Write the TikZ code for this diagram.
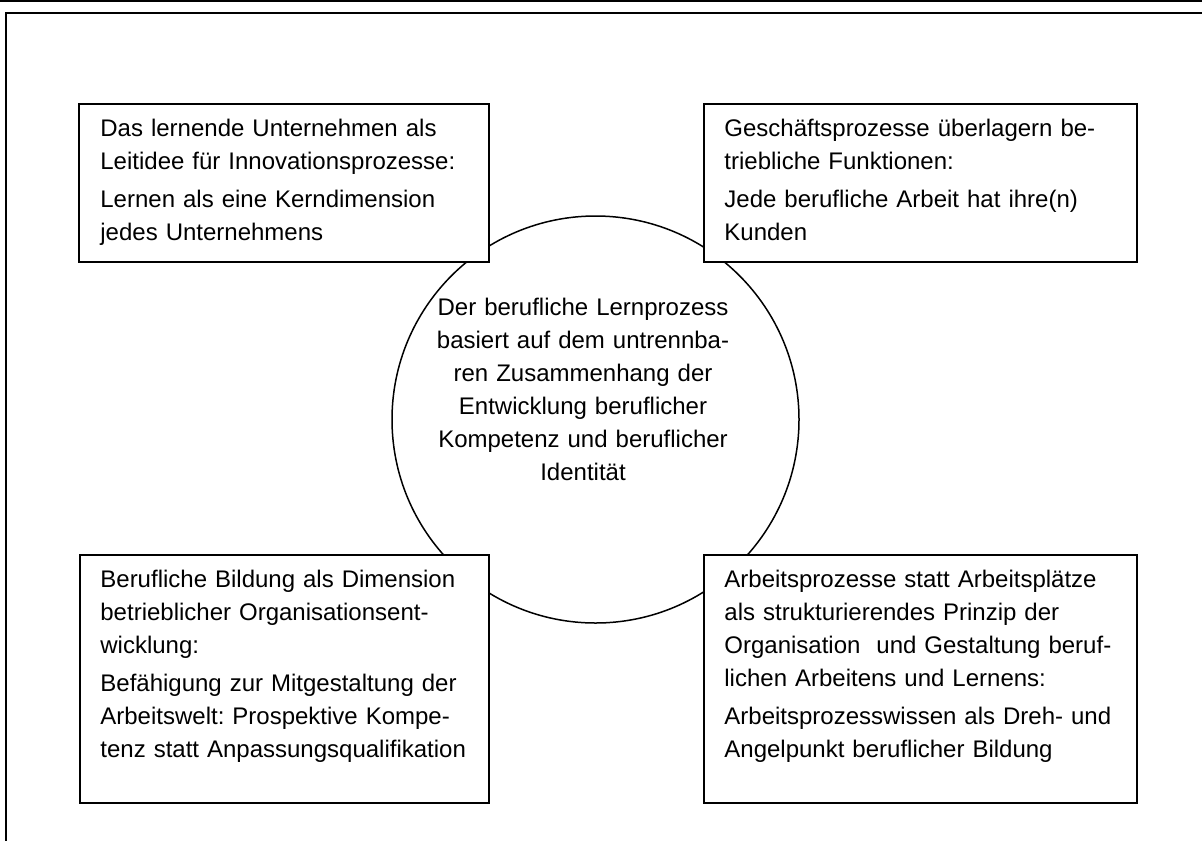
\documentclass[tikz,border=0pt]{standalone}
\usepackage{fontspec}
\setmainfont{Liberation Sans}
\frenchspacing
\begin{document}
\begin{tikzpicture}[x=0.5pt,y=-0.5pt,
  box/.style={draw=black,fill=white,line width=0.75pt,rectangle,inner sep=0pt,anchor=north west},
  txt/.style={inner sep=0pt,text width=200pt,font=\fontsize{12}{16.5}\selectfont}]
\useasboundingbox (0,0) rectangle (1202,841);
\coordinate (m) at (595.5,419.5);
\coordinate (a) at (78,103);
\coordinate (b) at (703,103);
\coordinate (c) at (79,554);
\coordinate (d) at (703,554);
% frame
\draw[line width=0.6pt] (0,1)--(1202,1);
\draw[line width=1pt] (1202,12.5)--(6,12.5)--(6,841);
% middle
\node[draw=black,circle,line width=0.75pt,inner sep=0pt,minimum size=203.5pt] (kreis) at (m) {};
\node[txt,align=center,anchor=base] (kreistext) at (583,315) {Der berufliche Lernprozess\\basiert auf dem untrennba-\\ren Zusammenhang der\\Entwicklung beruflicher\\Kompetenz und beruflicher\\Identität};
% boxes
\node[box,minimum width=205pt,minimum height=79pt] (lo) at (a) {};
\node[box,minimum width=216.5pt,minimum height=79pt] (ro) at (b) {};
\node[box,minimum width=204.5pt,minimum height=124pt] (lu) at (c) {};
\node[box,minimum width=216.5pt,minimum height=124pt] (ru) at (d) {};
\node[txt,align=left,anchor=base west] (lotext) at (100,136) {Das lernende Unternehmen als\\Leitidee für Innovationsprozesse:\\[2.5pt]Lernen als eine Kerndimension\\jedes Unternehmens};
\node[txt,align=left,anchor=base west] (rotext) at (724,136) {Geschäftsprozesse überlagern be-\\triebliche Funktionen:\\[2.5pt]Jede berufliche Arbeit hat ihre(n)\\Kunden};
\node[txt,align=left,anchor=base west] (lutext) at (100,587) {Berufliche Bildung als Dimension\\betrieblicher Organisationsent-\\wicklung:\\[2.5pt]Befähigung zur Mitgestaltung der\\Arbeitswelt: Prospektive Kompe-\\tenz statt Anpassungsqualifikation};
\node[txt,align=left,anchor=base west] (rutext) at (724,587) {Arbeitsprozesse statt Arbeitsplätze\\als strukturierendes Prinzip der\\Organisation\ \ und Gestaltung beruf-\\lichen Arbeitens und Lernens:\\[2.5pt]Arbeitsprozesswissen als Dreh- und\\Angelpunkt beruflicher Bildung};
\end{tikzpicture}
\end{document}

****

Give the data again exactly as written, with all pictures left out.

Solution:
Write the TikZ code for this diagram.
\documentclass[tikz,border=0pt]{standalone}
\usepackage{fontspec}
\setmainfont{Liberation Sans}
\frenchspacing
\begin{document}
\begin{tikzpicture}[x=0.5pt,y=-0.5pt,
  box/.style={draw=black,fill=white,line width=0.75pt,rectangle,inner sep=0pt,anchor=north west},
  txt/.style={inner sep=0pt,text width=200pt,font=\fontsize{12}{16.5}\selectfont}]
\useasboundingbox (0,0) rectangle (1202,841);
\coordinate (m) at (595.5,419.5);
\coordinate (a) at (78,103);
\coordinate (b) at (703,103);
\coordinate (c) at (79,554);
\coordinate (d) at (703,554);
% frame
\draw[line width=0.6pt] (0,1)--(1202,1);
\draw[line width=1pt] (1202,12.5)--(6,12.5)--(6,841);
% middle
\node[draw=black,circle,line width=0.75pt,inner sep=0pt,minimum size=203.5pt] (kreis) at (m) {};
\node[txt,align=center,anchor=base] (kreistext) at (583,315) {Der berufliche Lernprozess\\basiert auf dem untrennba-\\ren Zusammenhang der\\Entwicklung beruflicher\\Kompetenz und beruflicher\\Identität};
% boxes
\node[box,minimum width=205pt,minimum height=79pt] (lo) at (a) {};
\node[box,minimum width=216.5pt,minimum height=79pt] (ro) at (b) {};
\node[box,minimum width=204.5pt,minimum height=124pt] (lu) at (c) {};
\node[box,minimum width=216.5pt,minimum height=124pt] (ru) at (d) {};
\node[txt,align=left,anchor=base west] (lotext) at (100,136) {Das lernende Unternehmen als\\Leitidee für Innovationsprozesse:\\[2.5pt]Lernen als eine Kerndimension\\jedes Unternehmens};
\node[txt,align=left,anchor=base west] (rotext) at (724,136) {Geschäftsprozesse überlagern be-\\triebliche Funktionen:\\[2.5pt]Jede berufliche Arbeit hat ihre(n)\\Kunden};
\node[txt,align=left,anchor=base west] (lutext) at (100,587) {Berufliche Bildung als Dimension\\betrieblicher Organisationsent-\\wicklung:\\[2.5pt]Befähigung zur Mitgestaltung der\\Arbeitswelt: Prospektive Kompe-\\tenz statt Anpassungsqualifikation};
\node[txt,align=left,anchor=base west] (rutext) at (724,587) {Arbeitsprozesse statt Arbeitsplätze\\als strukturierendes Prinzip der\\Organisation\ \ und Gestaltung beruf-\\lichen Arbeitens und Lernens:\\[2.5pt]Arbeitsprozesswissen als Dreh- und\\Angelpunkt beruflicher Bildung};
\end{tikzpicture}
\end{document}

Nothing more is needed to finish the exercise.